Косвенно о трансформации форм зла можно судить по дискуссиям медиков, юристов, политиков, священников, а также специалистов по этике, конфликтологии и т. п. Предлагаемые ими дополнения к традиционным нормам права и морали говорят не только о недостаточности Нагорной проповеди в новых условиях, но и о появлении новых стерильных форм зла. Отмена смертной казни, перенос войн в космос, победа над массовыми инфекционными болезнями, помощь бедным и другие важные достижения доказывают наличие не только технического, но и нравственного прогресса. Человечество становится гуманнее, и по отношению к нему уже немыслимы убийства, войны, геноцид, болезни, бедность. Любые формы жестокости осуждаются, и во всех сферах жизни, от школы до казармы, можно наблюдать становление дружеских или, по крайней мере, партнерских отношений между теми, кто приказывает и подчиняется.

Именно в свете несомненной гуманизации и рационализации жизни кажутся необъяснимыми всплески насилия и жестокости, о которых с наивным цинизмом сообщают наши масс-медиа. Этим они прежде всего оправдываются перед критикой за показ фильмов ужасов и кровавых триллеров. Они как бы говорят: вы упрекаете нас за бестиализирующие зрелища, но посмотрите, что творится в жизни. Что же получается: человек добр только на бумаге, а в действительности он оказывается ужасным монстром, способным на убийство? Чисто теоретически (потому что на практике это вызвало бы взрыв негодования) можно поставить встречный вопрос: а не является ли нечеловеческое в человеке неким дополнением «слишком человеческого»?

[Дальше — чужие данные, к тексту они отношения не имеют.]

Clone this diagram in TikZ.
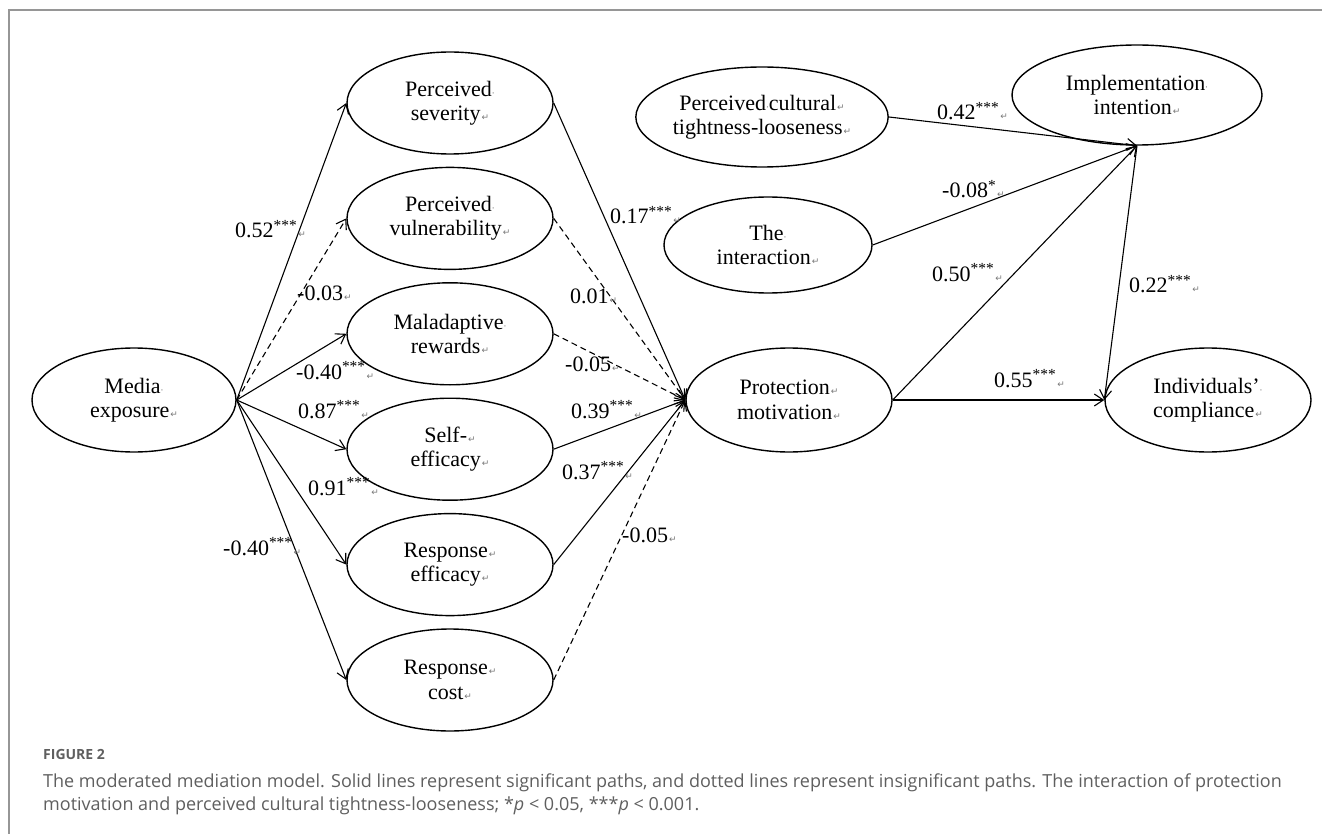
\documentclass[tikz,border=0pt]{standalone}
\usepackage{fontspec}
\setmainfont{Liberation Serif}
\newfontfamily\capfont{Open Sans}
\newfontfamily\markfont{DejaVu Sans}
\usetikzlibrary{arrows.meta,shapes.geometric,positioning}

\definecolor{framegray}{RGB}{150,150,150}
\definecolor{capgray}{RGB}{95,95,95}
\definecolor{markgray}{RGB}{120,120,120}

% Word formatting marks as printed in the figure
\newcommand{\parmk}{{\markfont\fontsize{9}{9}\selectfont\color{markgray}\kern1pt ↵}}
\newcommand{\spmk}{{\markfont\fontsize{9}{9}\selectfont\color{markgray}·}}
\newcommand{\sig}[1]{#1\textsuperscript{***}}

\begin{document}
\begin{tikzpicture}[x=1pt,y=-1pt,
    construct/.style={ellipse,draw,line width=1.4pt,inner sep=0pt,align=center,
      font=\fontsize{22}{24.5}\selectfont},
    mediator/.style={construct,minimum width=206pt,minimum height=102pt},
    pathsig/.style={-{Straight Barb[length=9pt,width=12pt]},line width=1.1pt},
    pathns/.style={pathsig,dash pattern=on 6pt off 4pt},
    coef/.style={anchor=base west,inner sep=0pt,font=\fontsize{22}{24}\selectfont}]
  \useasboundingbox (0,0) rectangle (1322,834);
  \draw[framegray,line width=1.5pt] (9,834) -- (9,10) -- (1322,10);

  % constructs
  \node[construct,minimum width=204pt,minimum height=104pt] (media) at (134,400) {Media\spmk\\exposure\parmk};
  \node[mediator] (sev) at (450,103) {Perceived\spmk\\severity\parmk};
  \node[mediator,below=12pt of sev] (vul) {Perceived\spmk\\vulnerability\parmk};
  \node[mediator,below=12pt of vul] (mal) {Maladaptive\spmk\\rewards\parmk};
  \node[mediator,below=12pt of mal] (selfeff) {Self-\parmk\\efficacy\parmk};
  \node[mediator,below=12pt of selfeff] (respeff) {Response\parmk\\efficacy\parmk};
  \node[mediator,below=12pt of respeff] (respcost) {Response\parmk\\cost\parmk};
  \node[construct,minimum width=242pt,minimum height=100pt] (ctl) at (762,117) {Perceived\spmk cultural\parmk\\tightness-looseness\parmk};
  \node[construct,minimum width=208pt,minimum height=96pt] (inter) at (768,245) {The\spmk\\interaction\parmk};
  \node[construct,minimum width=206pt,minimum height=104pt] (prot) at (789,400) {Protection\parmk\\motivation\parmk};
  \node[construct,minimum width=250pt,minimum height=100pt] (impl) at (1137,95) {Implementation\spmk\\intention\parmk};
  \node[construct,minimum width=206pt,minimum height=104pt] (comp) at (1208,400) {Individuals’\spmk\\compliance\parmk};

  % paths
  \draw[pathsig] (media.east) -- (sev.west);
  \draw[pathns] (media.east) -- (vul.west);
  \draw[pathsig] (media.east) -- (mal.west);
  \draw[pathsig] (media.east) -- (selfeff.west);
  \draw[pathsig] (media.east) -- (respeff.west);
  \draw[pathsig] (media.east) -- (respcost.west);
  \draw[pathsig] (sev.east) -- (prot.west);
  \draw[pathns] (vul.east) -- (prot.west);
  \draw[pathns] (mal.east) -- (prot.west);
  \draw[pathsig] (selfeff.east) -- (prot.west);
  \draw[pathsig] (respeff.east) -- (prot.west);
  \draw[pathns] (respcost.east) -- (prot.west);
  \draw[pathsig] (ctl.east) -- (impl.south);
  \draw[pathsig] (inter.east) -- (impl.south);
  \draw[pathsig] (prot.east) -- (impl.south);
  \draw[pathsig] (impl.south) -- (comp.west);
  \draw[pathsig] (prot.east) -- (comp.west);

  % coefficients
  \node[coef] (c-sev) at (235,238) {\sig{0.52}\parmk};
  \node[coef] (c-vul) at (297,301) {-0.03\parmk};
  \node[coef] (c-mal) at (296,379) {\sig{-0.40}\parmk};
  \node[coef] (c-self) at (298,418) {\sig{0.87}\parmk};
  \node[coef] (c-resp) at (308,495) {\sig{0.91}\parmk};
  \node[coef] (c-cost) at (223,555) {\sig{-0.40}\parmk};
  \node[coef] (c-sevp) at (610,224) {\sig{0.17}\parmk};
  \node[coef] (c-vulp) at (570,303) {0.01\parmk};
  \node[coef] (c-malp) at (565,371) {-0.05\parmk};
  \node[coef] (c-selfp) at (571,418) {\sig{0.39}\parmk};
  \node[coef] (c-respp) at (562,479) {\sig{0.37}\parmk};
  \node[coef] (c-costp) at (622,542) {-0.05\parmk};
  \node[coef] (c-ctl) at (937,120) {\sig{0.42}\parmk};
  \node[coef] (c-inter) at (942,198) {-0.08\textsuperscript{*}\parmk};
  \node[coef] (c-prot) at (932,281) {\sig{0.50}\parmk};
  \node[coef] (c-impl) at (1129,293) {\sig{0.22}\parmk};
  \node[coef] (c-comp) at (994,387) {\sig{0.55}\parmk};

  % caption
  \node[anchor=base west,inner sep=0pt,text=capgray,font=\capfont\bfseries\fontsize{14}{17}\selectfont] (fig) at (43,759) {FIGURE 2};
  \node[anchor=base west,inner sep=0pt,text=capgray,align=left,font=\capfont\fontsize{18}{23}\selectfont] (cap) at (43,810)
    {The moderated mediation model. Solid lines represent significant paths, and dotted lines represent insignificant paths. The interaction of protection\\
     motivation and perceived cultural tightness-looseness; *\textit{p} < 0.05, ***\textit{p} < 0.001.};
\end{tikzpicture}
\end{document}
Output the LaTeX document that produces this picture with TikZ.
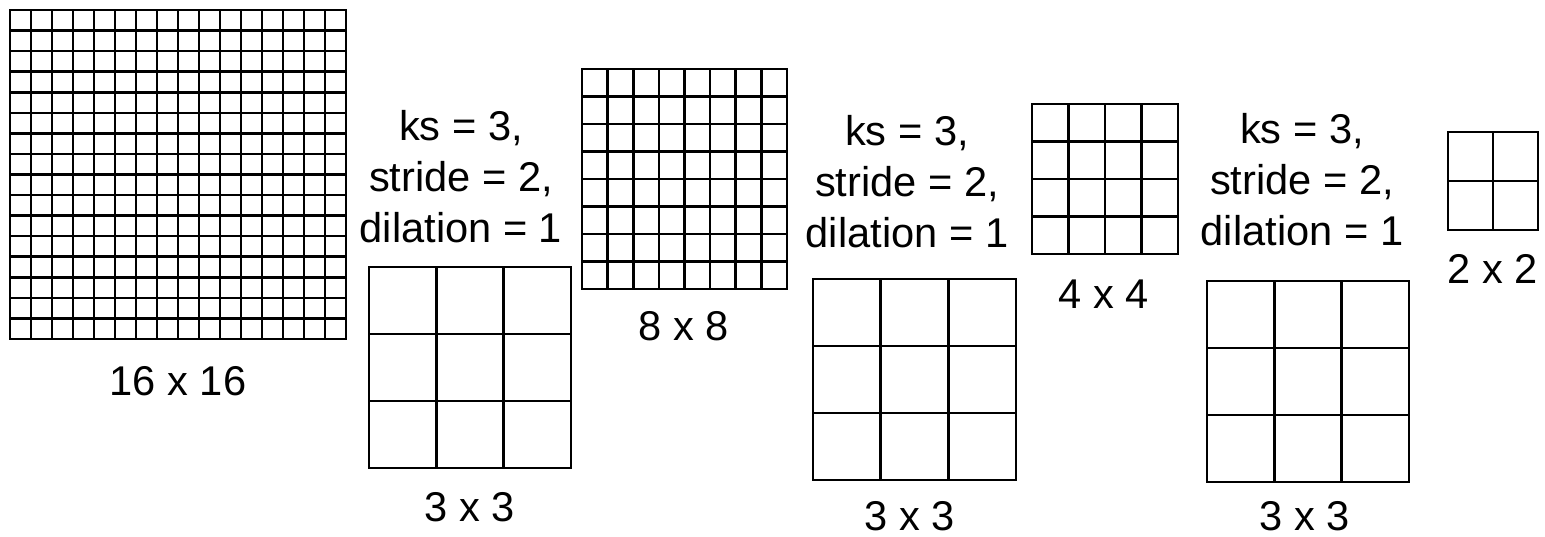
\documentclass[tikz,border=0pt]{standalone}
\usepackage{fontspec}
\setmainfont{Liberation Sans}
\begin{document}
\begin{tikzpicture}[x=0.5pt, y=-0.5pt,
  gridline/.style={line width=1.3pt, line cap=rect},
  sizelabel/.style={anchor=base, inner sep=0pt, font=\fontsize{20.8}{25.5}\selectfont},
  convlabel/.style={anchor=base, inner sep=0pt, align=center, font=\fontsize{20.8}{25.5}\selectfont},
]
\useasboundingbox (0,0) rectangle (1545,536);

% n x n grid from (x0,y0) to (x1,y1)
\def\drawgrid#1#2#3#4#5{%
  \draw[gridline] (#1,#2) rectangle (#3,#4);
  \foreach \k in {1,...,#5} {
    \draw[gridline] ({#1+\k*(#3-#1)/#5},#2) -- ({#1+\k*(#3-#1)/#5},#4);
    \draw[gridline] (#1,{#2+\k*(#4-#2)/#5}) -- (#3,{#2+\k*(#4-#2)/#5});
  }%
}

% ============================================================
% Feature maps
% ============================================================
\drawgrid{10}{10}{346}{339}{16}
\node[sizelabel] (map16) at (178,395) {16 x 16};

\drawgrid{582}{69}{787}{289}{8}
\node[sizelabel] (map8) at (684,340) {8 x 8};

\drawgrid{1032}{104}{1178}{254}{4}
\node[sizelabel] (map4) at (1104,308) {4 x 4};

\drawgrid{1448}{132}{1538}{230}{2}
\node[sizelabel] (map2) at (1493,283) {2 x 2};

% ============================================================
% Kernels (base = last line of the text)
% ============================================================
\node[convlabel] (conva) at (461,242) {ks = 3,\\stride = 2,\\dilation = 1};
\drawgrid{369}{267}{571}{468}{3}
\node[sizelabel] (kernela) at (470,521) {3 x 3};

\node[convlabel] (convb) at (907,247) {ks = 3,\\stride = 2,\\dilation = 1};
\drawgrid{813}{279}{1016}{480}{3}
\node[sizelabel] (kernelb) at (910,530) {3 x 3};

\node[convlabel] (convc) at (1302,245) {ks = 3,\\stride = 2,\\dilation = 1};
\drawgrid{1207}{281}{1409}{482}{3}
\node[sizelabel] (kernelc) at (1305,530) {3 x 3};

\end{tikzpicture}
\end{document}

В. Беньямин, которого вряд ли кто может заподозрить в симпатии к фашизму, еще в 1920-е гг. написал «Метафизику насилия», в которой, пророчески предчувствуя приход фашизма, считал его расплатой за демократию. Более того, различая две формы насилия – мифическую и божественную, он показал, что апелляция к ним происходит как акт учреждения права в ходе смены одного миропорядка другим. Казнь короля или в последние годы суды над лидерами тоталитарных государств, вступивших на путь демократии, показывают, что для этого, по сути дела, нет правовых оснований. Король и диктатор сами являются учредителями законов. Их трудно осудить на основе установленного ими самими законодательства, однако было бы несправедливо применять по отношению к ним «демократические» законы. Будь то народные трибуналы, которые судили во время революции, или демократический суд, выступающий от имени «прав человека», все эти институты справедливости так или иначе сталкиваются с проблемой насилия, которая проявляется в том числе и в акте учреждения закона.